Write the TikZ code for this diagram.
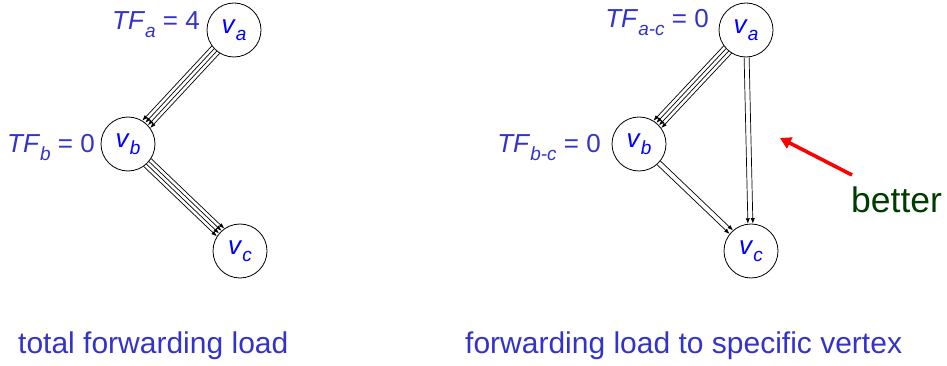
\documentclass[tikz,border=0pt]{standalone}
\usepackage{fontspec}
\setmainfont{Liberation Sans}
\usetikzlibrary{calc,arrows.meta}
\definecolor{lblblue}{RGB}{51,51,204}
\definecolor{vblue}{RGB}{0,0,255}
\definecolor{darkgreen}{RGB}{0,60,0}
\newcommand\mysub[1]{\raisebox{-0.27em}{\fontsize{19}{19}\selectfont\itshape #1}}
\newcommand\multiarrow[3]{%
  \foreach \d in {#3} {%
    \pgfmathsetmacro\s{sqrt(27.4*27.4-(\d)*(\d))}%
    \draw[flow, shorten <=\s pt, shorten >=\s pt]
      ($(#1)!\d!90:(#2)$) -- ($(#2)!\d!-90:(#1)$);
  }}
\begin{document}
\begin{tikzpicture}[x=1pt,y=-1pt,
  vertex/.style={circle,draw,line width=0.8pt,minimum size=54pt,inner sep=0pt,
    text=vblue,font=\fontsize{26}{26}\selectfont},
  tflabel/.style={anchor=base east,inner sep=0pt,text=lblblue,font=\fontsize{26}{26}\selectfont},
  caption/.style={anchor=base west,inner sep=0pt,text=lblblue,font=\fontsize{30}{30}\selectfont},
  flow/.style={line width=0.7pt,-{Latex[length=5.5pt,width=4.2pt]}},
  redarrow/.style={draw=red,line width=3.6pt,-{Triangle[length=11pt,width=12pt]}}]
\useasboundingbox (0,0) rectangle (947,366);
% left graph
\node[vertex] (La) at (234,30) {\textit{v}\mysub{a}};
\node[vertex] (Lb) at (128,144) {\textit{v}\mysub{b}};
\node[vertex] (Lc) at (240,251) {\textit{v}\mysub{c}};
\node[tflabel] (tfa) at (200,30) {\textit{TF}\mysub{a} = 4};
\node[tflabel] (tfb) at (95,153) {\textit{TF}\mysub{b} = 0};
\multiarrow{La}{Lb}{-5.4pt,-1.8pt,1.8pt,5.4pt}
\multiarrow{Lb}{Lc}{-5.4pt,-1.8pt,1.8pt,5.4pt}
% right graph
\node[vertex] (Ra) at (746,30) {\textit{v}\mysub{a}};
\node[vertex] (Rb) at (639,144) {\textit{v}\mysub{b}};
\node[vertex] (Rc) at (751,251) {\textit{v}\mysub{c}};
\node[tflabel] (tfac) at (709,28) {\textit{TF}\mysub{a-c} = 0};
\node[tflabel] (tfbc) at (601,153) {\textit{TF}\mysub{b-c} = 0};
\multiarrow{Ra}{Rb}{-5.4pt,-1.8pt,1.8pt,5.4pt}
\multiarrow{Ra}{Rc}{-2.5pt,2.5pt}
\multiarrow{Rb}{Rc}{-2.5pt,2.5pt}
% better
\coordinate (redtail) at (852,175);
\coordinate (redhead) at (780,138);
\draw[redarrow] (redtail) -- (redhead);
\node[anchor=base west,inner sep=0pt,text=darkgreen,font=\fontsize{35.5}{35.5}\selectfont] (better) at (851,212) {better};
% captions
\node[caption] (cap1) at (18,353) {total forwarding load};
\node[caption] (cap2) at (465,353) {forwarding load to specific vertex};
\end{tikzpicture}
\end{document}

What is being asked:
Every line of text is to be repeated exactly; pictures are left out.

Solution:
Write the TikZ code for this diagram.
\documentclass[tikz,border=0pt]{standalone}
\usepackage{fontspec}
\setmainfont{Liberation Sans}
\usetikzlibrary{calc,arrows.meta}
\definecolor{lblblue}{RGB}{51,51,204}
\definecolor{vblue}{RGB}{0,0,255}
\definecolor{darkgreen}{RGB}{0,60,0}
\newcommand\mysub[1]{\raisebox{-0.27em}{\fontsize{19}{19}\selectfont\itshape #1}}
\newcommand\multiarrow[3]{%
  \foreach \d in {#3} {%
    \pgfmathsetmacro\s{sqrt(27.4*27.4-(\d)*(\d))}%
    \draw[flow, shorten <=\s pt, shorten >=\s pt]
      ($(#1)!\d!90:(#2)$) -- ($(#2)!\d!-90:(#1)$);
  }}
\begin{document}
\begin{tikzpicture}[x=1pt,y=-1pt,
  vertex/.style={circle,draw,line width=0.8pt,minimum size=54pt,inner sep=0pt,
    text=vblue,font=\fontsize{26}{26}\selectfont},
  tflabel/.style={anchor=base east,inner sep=0pt,text=lblblue,font=\fontsize{26}{26}\selectfont},
  caption/.style={anchor=base west,inner sep=0pt,text=lblblue,font=\fontsize{30}{30}\selectfont},
  flow/.style={line width=0.7pt,-{Latex[length=5.5pt,width=4.2pt]}},
  redarrow/.style={draw=red,line width=3.6pt,-{Triangle[length=11pt,width=12pt]}}]
\useasboundingbox (0,0) rectangle (947,366);
% left graph
\node[vertex] (La) at (234,30) {\textit{v}\mysub{a}};
\node[vertex] (Lb) at (128,144) {\textit{v}\mysub{b}};
\node[vertex] (Lc) at (240,251) {\textit{v}\mysub{c}};
\node[tflabel] (tfa) at (200,30) {\textit{TF}\mysub{a} = 4};
\node[tflabel] (tfb) at (95,153) {\textit{TF}\mysub{b} = 0};
\multiarrow{La}{Lb}{-5.4pt,-1.8pt,1.8pt,5.4pt}
\multiarrow{Lb}{Lc}{-5.4pt,-1.8pt,1.8pt,5.4pt}
% right graph
\node[vertex] (Ra) at (746,30) {\textit{v}\mysub{a}};
\node[vertex] (Rb) at (639,144) {\textit{v}\mysub{b}};
\node[vertex] (Rc) at (751,251) {\textit{v}\mysub{c}};
\node[tflabel] (tfac) at (709,28) {\textit{TF}\mysub{a-c} = 0};
\node[tflabel] (tfbc) at (601,153) {\textit{TF}\mysub{b-c} = 0};
\multiarrow{Ra}{Rb}{-5.4pt,-1.8pt,1.8pt,5.4pt}
\multiarrow{Ra}{Rc}{-2.5pt,2.5pt}
\multiarrow{Rb}{Rc}{-2.5pt,2.5pt}
% better
\coordinate (redtail) at (852,175);
\coordinate (redhead) at (780,138);
\draw[redarrow] (redtail) -- (redhead);
\node[anchor=base west,inner sep=0pt,text=darkgreen,font=\fontsize{35.5}{35.5}\selectfont] (better) at (851,212) {better};
% captions
\node[caption] (cap1) at (18,353) {total forwarding load};
\node[caption] (cap2) at (465,353) {forwarding load to specific vertex};
\end{tikzpicture}
\end{document}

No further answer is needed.